Amazingly, you can do quite a lot! If you take a complexity theory course, you will learn that Sudoku puzzles (if you extend them to be larger than $9 \times 9$ have the property of being NP-complete.

In simple terms, what this means is that you can take any problem that has an efficiently-computable check program $C(x, w)$ and convert it into a Sudoku puzzle, so that the original problem is true if and only if the corresponding Sudoku puzzle is true.

So here are some problems that you can prove in zero knowledge.

I know the password corresponding to username bob123. (Could be used for authentication to a website.)
The age on my government-issued ID is greater than 21. (Could be used to enter a bar, without revealing all of the data on your identification card.)
I have enough money in my account to cover a financial transaction. (This will be the basis for privacy-preserving cryptocurrencies, where people can validate transactions without knowing the sender, receiver, or amount sent!)

...And many more.

At this point, we are at an analogous point with ZK proofs as where we were at the end of Lecture 13 with MPC. The punchline is that:

You can prove any statement in zero knowledge!
But also... this may not be the most efficient way to construct a proof.

In particular, the approach we have designed today is inefficient in at least three metrics.

Computation: doing this reduction from a general problem to a Sudoku puzzle is computationally intensive, and it would be better to find new ways to prove directly the statements that are of interest to us.
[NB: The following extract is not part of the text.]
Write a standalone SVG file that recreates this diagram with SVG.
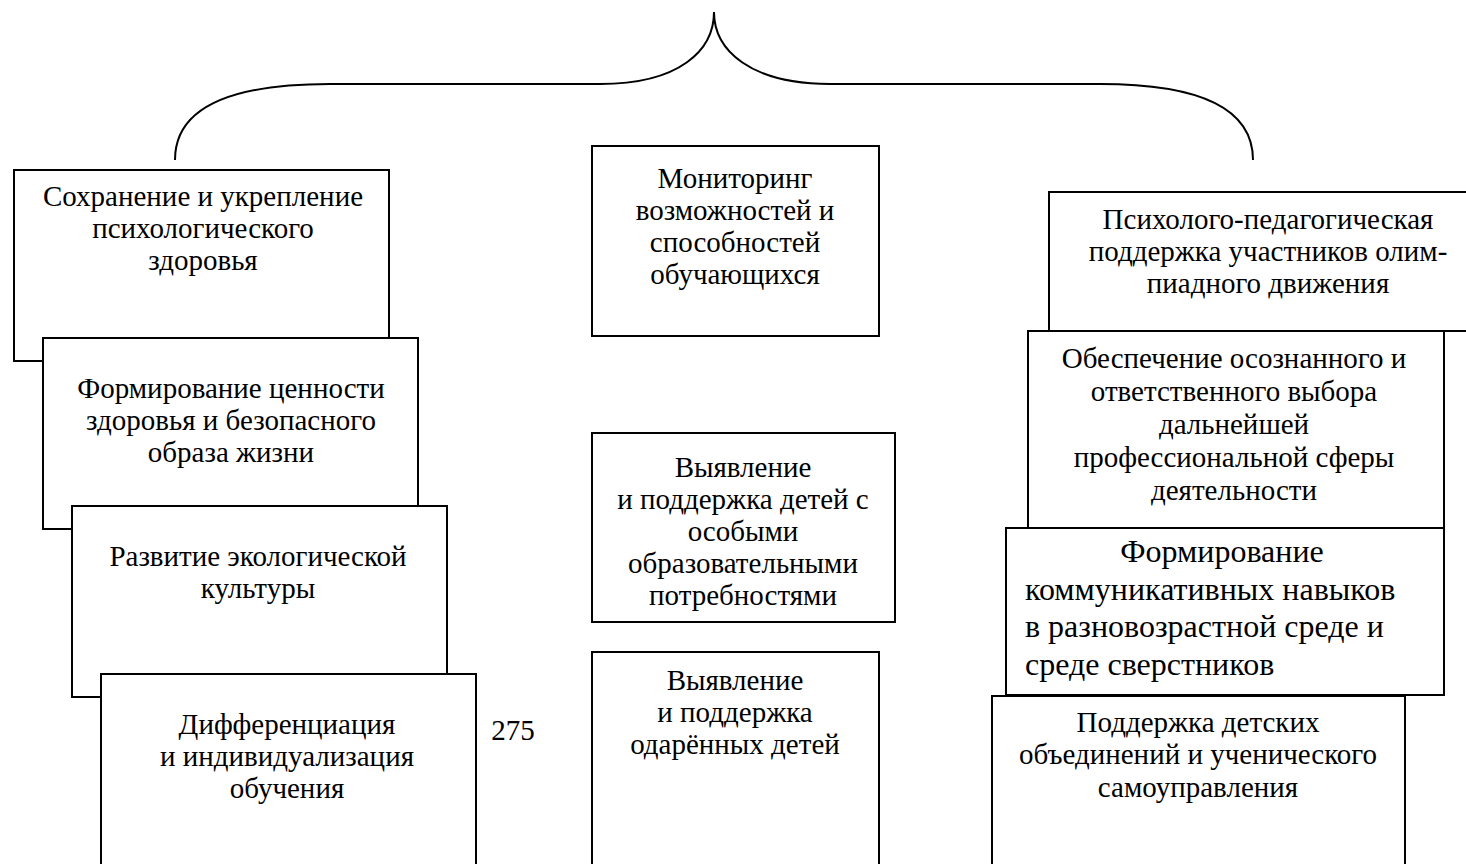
<svg xmlns="http://www.w3.org/2000/svg" width="1466" height="864" viewBox="0 0 1466 864">
<style>
.box{fill:#fff;stroke:#000;stroke-width:2}
.t{font-family:"Liberation Serif","Times New Roman",serif;font-size:29px;fill:#000;text-anchor:middle}
.big{font-size:32px}
.brace{fill:none;stroke:#000;stroke-width:2}
</style>
<rect width="1466" height="864" fill="#fff"/>
<g id="connectors">
<path class="brace" d="M175 160 C175 112 222 84 330 84 L600 84 C680 84 714 50 714 12"/>
<path class="brace" d="M714 12 C714 50 750 84 830 84 L1100 84 C1208 84 1253 112 1253 160"/>
</g>
<g id="L1"><rect class="box" x="14" y="170" width="375" height="191"/>
<text class="t"><tspan x="203" y="206">Сохранение и укрепление</tspan><tspan x="203" y="238">психологического</tspan><tspan x="203" y="270">здоровья</tspan></text></g>
<g id="L2"><rect class="box" x="43" y="338" width="375" height="191"/>
<text class="t"><tspan x="231" y="398">Формирование ценности</tspan><tspan x="231" y="430">здоровья и безопасного</tspan><tspan x="231" y="462">образа жизни</tspan></text></g>
<g id="L3"><rect class="box" x="72" y="506" width="375" height="191"/>
<text class="t"><tspan x="258" y="566">Развитие экологической</tspan><tspan x="258" y="598">культуры</tspan></text></g>
<g id="L4"><rect class="box" x="101" y="674" width="375" height="210"/>
<text class="t"><tspan x="287" y="734">Дифференциация</tspan><tspan x="287" y="766">и индивидуализация</tspan><tspan x="287" y="798">обучения</tspan></text></g>
<g id="pagenum"><text class="t" x="513" y="740">275</text></g>
<g id="M1"><rect class="box" x="592" y="146" width="287" height="190"/>
<text class="t"><tspan x="735" y="188">Мониторинг</tspan><tspan x="735" y="220">возможностей и</tspan><tspan x="735" y="252">способностей</tspan><tspan x="735" y="284">обучающихся</tspan></text></g>
<g id="M2"><rect class="box" x="592" y="433" width="303" height="189"/>
<text class="t"><tspan x="743" y="477">Выявление</tspan><tspan x="743" y="509">и поддержка детей с</tspan><tspan x="743" y="541">особыми</tspan><tspan x="743" y="573">образовательными</tspan><tspan x="743" y="605">потребностями</tspan></text></g>
<g id="M3"><rect class="box" x="592" y="652" width="287" height="232"/>
<text class="t"><tspan x="735" y="690">Выявление</tspan><tspan x="735" y="722">и поддержка</tspan><tspan x="735" y="754">одарённых детей</tspan></text></g>
<g id="R1"><rect class="box" x="1049" y="192" width="440" height="139"/>
<text class="t"><tspan x="1268" y="229">Психолого-педагогическая</tspan><tspan x="1268" y="261">поддержка участников олим-</tspan><tspan x="1268" y="293">пиадного движения</tspan></text></g>
<g id="R2"><rect class="box" x="1028" y="331" width="416" height="197"/>
<text class="t"><tspan x="1234" y="368">Обеспечение осознанного и</tspan><tspan x="1234" y="401">ответственного выбора</tspan><tspan x="1234" y="434">дальнейшей</tspan><tspan x="1234" y="467">профессиональной сферы</tspan><tspan x="1234" y="500">деятельности</tspan></text></g>
<g id="R3"><rect class="box" x="1006" y="528" width="438" height="167"/>
<text class="t big"><tspan x="1222" y="562">Формирование</tspan><tspan x="1025" y="600" text-anchor="start">коммуникативных навыков</tspan><tspan x="1025" y="637" text-anchor="start">в разновозрастной среде и</tspan><tspan x="1025" y="675" text-anchor="start">среде сверстников</tspan></text></g>
<g id="R4"><rect class="box" x="992" y="696" width="413" height="190"/>
<text class="t"><tspan x="1198" y="732">Поддержка детских</tspan><tspan x="1198" y="764">объединений и ученического</tspan><tspan x="1198" y="797">самоуправления</tspan></text></g>
</svg>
In the next few lectures, we will design proofs that can be calculated in seconds or even milliseconds.
Interaction: the proof we constructed today only convinces a single verifier Victor; if you want to convince someone else then you'll have to start all over again. In future lectures, we will design a single proof that you can post to a blockchain and that will convince everyone!
Communication: in order to reduce the soundness error, we had to create $k = 2440$ permuted/committed Sudoku puzzles and send them all over the Internet. On a blockchain, remember that you pay fees that are directly proportional to the amount of data that you post onto the blockchain, so posting the proof that we constructed today would be cost-prohibitive. Instead, we will design proofs that take up just a few hundred bytes of data -- essentially the same as a signature!